President Jacob Zuma. (Reuters)
President Jacob Zuma was speaking at the ANC's Manifesto Forum at Wits University on Monday night when he was questioned about the wisdom and logic of the e-tolling system that will soon be implemented. "We can't think like Africans in Africa. It's not some national road in Malawi." What the president meant by this has been a subject of debate on Twitter, with some claiming it was arrogant and classist.
The presidency has yet to clarify Zuma's remarks. We can expect a statement from spokesperson Mac Maharaj any moment now.
Zuma added that the e-tolling system was a world standard, and that alternatives to the e-tolling system were unfair. "This is what all economies in the world do," he said. "It is not fair to make the whole of South Africa pay for Gauteng's road use by taxing everyone's petrol more or put more burden on the already strained fiscus."
Some could see the point Zuma was (badly) trying to make, and offered an explanation. Sort of.
Zuma also criticised the legal challenges to e-tolls, lamenting the fact that some South Africans refused to abide by legal judgments. "Once the court says this is our decision, as citizens we should abide by it," he said.
The irony of that statement did not go begging, considering that Zuma has spent more than R1,2-million in his legal challenge to the release of the so-called spy tapes.

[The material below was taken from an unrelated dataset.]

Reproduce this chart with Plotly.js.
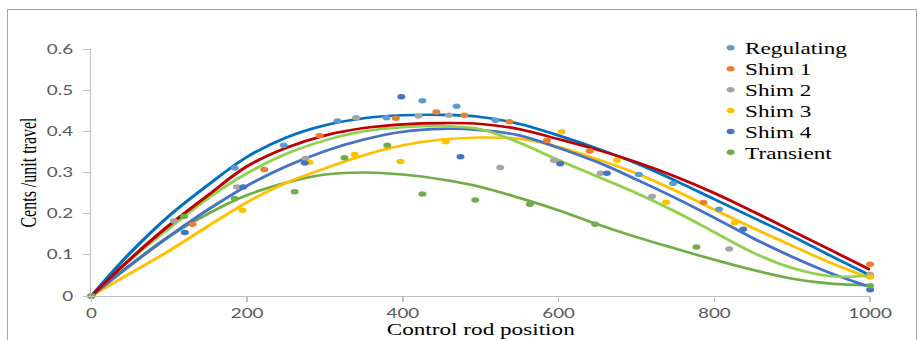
<!DOCTYPE html>
<html><head><meta charset="utf-8">
<script src="https://cdn.plot.ly/plotly-3.0.1.min.js"></script>
<style>
html,body{margin:0;padding:0;background:#fff;width:918px;height:340px;overflow:hidden;}
#frame{position:absolute;left:7px;top:9px;width:908px;height:340px;border:1px solid #a6a6a6;border-bottom:none;pointer-events:none;}
#wrap{position:absolute;left:0;top:0;width:633px;height:340px;transform:scaleX(1.4502);transform-origin:0 0;}
#chart{width:633px;height:340px;}
</style></head><body>
<div id="wrap"><div id="chart"></div></div>
<div id="frame"></div>
<script>
// Measured points
const regX = [0,184,247,316,379,425,469,519,703,747,806,1000];
const regY = [0,0.311,0.366,0.425,0.433,0.474,0.461,0.427,0.295,0.273,0.211,0.05];
const s1X = [0,130,222,293,391,443,479,537,585,640,786,1000];
const s1Y = [0,0.174,0.307,0.39,0.432,0.447,0.439,0.423,0.378,0.352,0.227,0.077];
const s2X = [0,106,187,275,340,420,459,525,594,654,720,819,1000];
const s2Y = [0,0.182,0.265,0.334,0.433,0.437,0.439,0.312,0.329,0.298,0.242,0.114,0.052];
const s3X = [0,194,280,338,397,455,604,675,738,826,1000];
const s3Y = [0,0.208,0.325,0.344,0.327,0.375,0.399,0.33,0.228,0.178,0.046];
const s4X = [0,120,195,274,398,474,602,662,837,1000];
const s4Y = [0,0.154,0.265,0.323,0.484,0.338,0.321,0.298,0.162,0.015];
const trX = [0,119,184,261,325,380,425,493,563,647,777,1000];
const trY = [0,0.193,0.237,0.253,0.336,0.366,0.248,0.233,0.223,0.174,0.119,0.025];

// Trendlines
const fitX = [0,50,100,150,200,250,300,350,400,450,500,550,600,650,700,750,800,850,900,950,1000];
const fitReg = [0,0.105,0.195,0.27,0.338,0.385,0.415,0.432,0.439,0.44,0.435,0.418,0.39,0.358,0.322,0.28,0.235,0.19,0.145,0.097,0.05];
const fitS1 = [0,0.09,0.172,0.245,0.315,0.36,0.39,0.408,0.417,0.42,0.418,0.405,0.381,0.355,0.325,0.29,0.25,0.205,0.158,0.111,0.064];
const fitS2 = [0,0.088,0.165,0.238,0.298,0.345,0.378,0.4,0.41,0.413,0.405,0.372,0.33,0.29,0.25,0.205,0.155,0.105,0.068,0.048,0.05];
const fitS3 = [0,0.055,0.11,0.17,0.228,0.275,0.31,0.342,0.366,0.38,0.385,0.382,0.362,0.332,0.298,0.256,0.21,0.165,0.122,0.08,0.044];
const fitS4 = [0,0.075,0.145,0.21,0.268,0.315,0.352,0.38,0.399,0.406,0.403,0.39,0.36,0.325,0.283,0.238,0.19,0.14,0.095,0.055,0.022];
const fitTr = [0,0.075,0.145,0.2,0.245,0.275,0.295,0.3,0.295,0.283,0.265,0.238,0.208,0.174,0.143,0.115,0.088,0.063,0.042,0.03,0.026];

const names = ['Regulating','Shim 1','Shim 2','Shim 3','Shim 4','Transient'];
const ptX = [regX,s1X,s2X,s3X,s4X,trX];
const ptY = [regY,s1Y,s2Y,s3Y,s4Y,trY];
const fits = [fitReg,fitS1,fitS2,fitS3,fitS4,fitTr];
const dotColors = ['#5B9BD5','#ED7D31','#A5A5A5','#FFC000','#4472C4','#70AD47'];
const lineColors = ['#0070C0','#C00000','#92D050','#FFC000','#4472C4','#70AD47'];

const traces = [];
const lineOrder = [5,3,4,2,0,1];
lineOrder.forEach(i => traces.push({
  x: fitX, y: fits[i], type:'scatter', mode:'lines', showlegend:false, hoverinfo:'skip',
  line:{color:lineColors[i], width:2.6, shape:'spline', smoothing:1}, cliponaxis:false
}));
names.forEach((n,i) => traces.push({
  x: ptX[i], y: ptY[i], type:'scatter', mode:'markers', name:n,
  marker:{color:dotColors[i], size:5.5}, cliponaxis:false
}));

const layout = {
  width:633, height:340,
  margin:{l:63, r:33, t:49, b:44},
  paper_bgcolor:'rgba(0,0,0,0)', plot_bgcolor:'rgba(0,0,0,0)',
  showlegend:true,
  legend:{x:0.765, y:1.073, xanchor:'left', yanchor:'top', bgcolor:'rgba(0,0,0,0)',
    font:{family:'Liberation Serif', size:16, color:'#000'}, tracegroupgap:0, itemwidth:30},
  xaxis:{range:[0,1000], tickvals:[0,200,400,600,800,1000], showgrid:false, zeroline:false,
    showline:true, linecolor:'#BFBFBF', linewidth:1, ticks:'outside', ticklen:5, tickcolor:'#BFBFBF',
    tickfont:{family:'Lato', size:13, color:'#595959'},
    title:{text:'Control rod position', font:{family:'Liberation Serif', size:16, color:'#000'}, standoff:2}},
  yaxis:{range:[0,0.6], tickvals:[0,0.1,0.2,0.3,0.4,0.5,0.6], ticktext:['0','0.1','0.2','0.3','0.4','0.5','0.6'],
    showgrid:false, zeroline:false,
    showline:true, linecolor:'#BFBFBF', linewidth:1, ticks:'outside', ticklen:5, tickcolor:'#BFBFBF',
    tickfont:{family:'Lato', size:13, color:'#595959'}, ticklabelstandoff:4,
    title:{text:'Cents /unit travel', font:{family:'Liberation Serif', size:16, color:'#000'}, standoff:2}}
};
Plotly.newPlot('chart', traces, layout, {displayModeBar:false, staticPlot:true}).then(gd => {
  // tighten legend rows and marker-to-text gap as in the original
  const items = gd.querySelectorAll('.legend .traces');
  let y0 = null;
  items.forEach((g, i) => {
    const t = g.getAttribute('transform') || '';
    const m = /translate\(\s*([-\d.e]+)[\s,]+([-\d.e]+)\s*\)/.exec(t);
    if (!m) return;
    const x = parseFloat(m[1]), y = parseFloat(m[2]);
    if (y0 === null) y0 = y;
    g.setAttribute('transform', 'translate(' + x + ',' + (y0 + i * 20.9) + ')');
    const sym = g.querySelector('.legendsymbols');
    if (sym) sym.setAttribute('transform', 'translate(10,0)');
  });
});
</script></body></html>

Soundcloud clip via DailyMaverick
Withdraw the statement, Mr President
?The Democratic Alliance (DA) was predictably quick to latch onto Zuma's latest gaffe. DA Gauteng leader Mmusi Maimane released a statement calling on Zuma to retract the remark.
"President Jacob Zuma should withdraw his statement last night that 'we can't think like Africans because we are in Johannesburg and not some national road in Malawi'," Maimane said. "The president was saying we must welcome e-tolls and pay up because new freeways have been built in Johannesburg. What the president doesn't realise is Africa is actually developing at a faster pace than he suggests.

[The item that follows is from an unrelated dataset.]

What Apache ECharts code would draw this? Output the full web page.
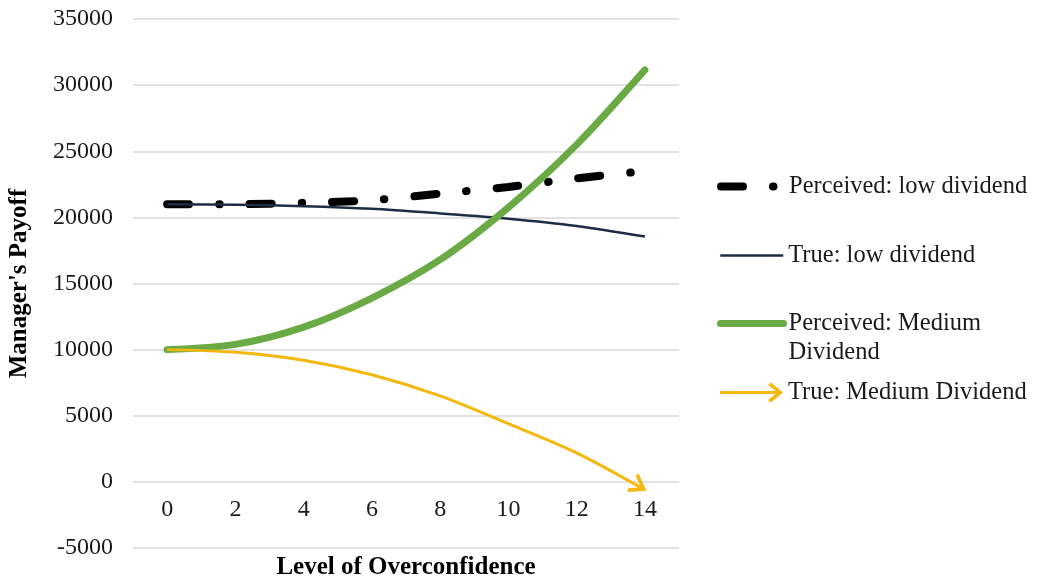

"Many governments in African countries have adopted investor friendly policies that create jobs. They are not burdening citizens with double-taxation through an expensive e-tolling system. The president should rather take a leaf out of the books of other African economies that are actually growing faster than us," Maimane said.
Zuma's remarks on Monday night are the latest in a string of gaffes from Number One. A fortnight ago, Zuma addressed the 33rd Presbyterian Synod in Giyani, Limpopo, and said that those who challenge their leader will be cursed.

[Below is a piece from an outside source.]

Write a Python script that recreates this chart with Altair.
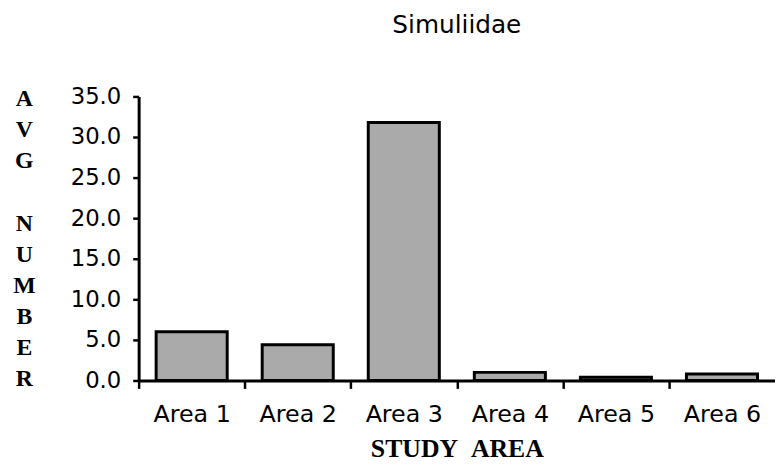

"If you don't respect those in leadership, if you don't respect authority, then you are bordering on a curse," said Zuma. "Whether we like it or not, God has made a connection between the government and the church. That's why he says you, as a church, should pray for it."
Single women 'a problem in society'
In August 2012, on Dali Tambo's talk show People of the South, while speaking about his daughter Duduzile's marriage to Lonwabo Sambudla, Zuma explained why single women are holding society back.
"I was also happy because I wouldn't want to stay with daughters who are not getting married. Because that in itself is a problem in society. I know that people today think being single is nice. It's actually not right. That's a distortion. You've got to have kids. Kids are important to a woman because they actually give an extra training to a woman, to be a mother," Zuma said.
Who could forget Zuma's peculiar take on democracy and how it relates to parliamentary process. During presidential question time in the National Assembly in September 2012, he reminded the DA's Lindiwe Mazibuko who was in charge.
"Sorry, we have more rights here because we are a majority. You have fewer rights because you are a minority. Absolutely, that's how democracy works. So, it is a question of accepting the rules within democracy and you must operate in them," Zuma said.
And then there was the comment on "clever blacks" in November 2012 we can never let him forget. In the run-up to the ANC's elective conference in Mangaung, Zuma slammed black people "who become too clever", saying "they become the most eloquent in criticising themselves about their own traditions and everything".
"Because if you are not an African, you cannot be a white, then what are you? You don't know. You can't explain yourself. How then can you grow children?"
In December 2012, Zuma was at it again. He said in a speech delivered in KwaZulu-Natal that spending money on buying a dog, taking it to the vet and for walks belonged to white culture and was not the African way, which was to focus on the family.
There was a new generation of young Africans who were trying to adopt other lifestyles and even trying to look like others, he said. "Even if you apply any kind of lotion and straighten your hair you will never be white," Zuma said.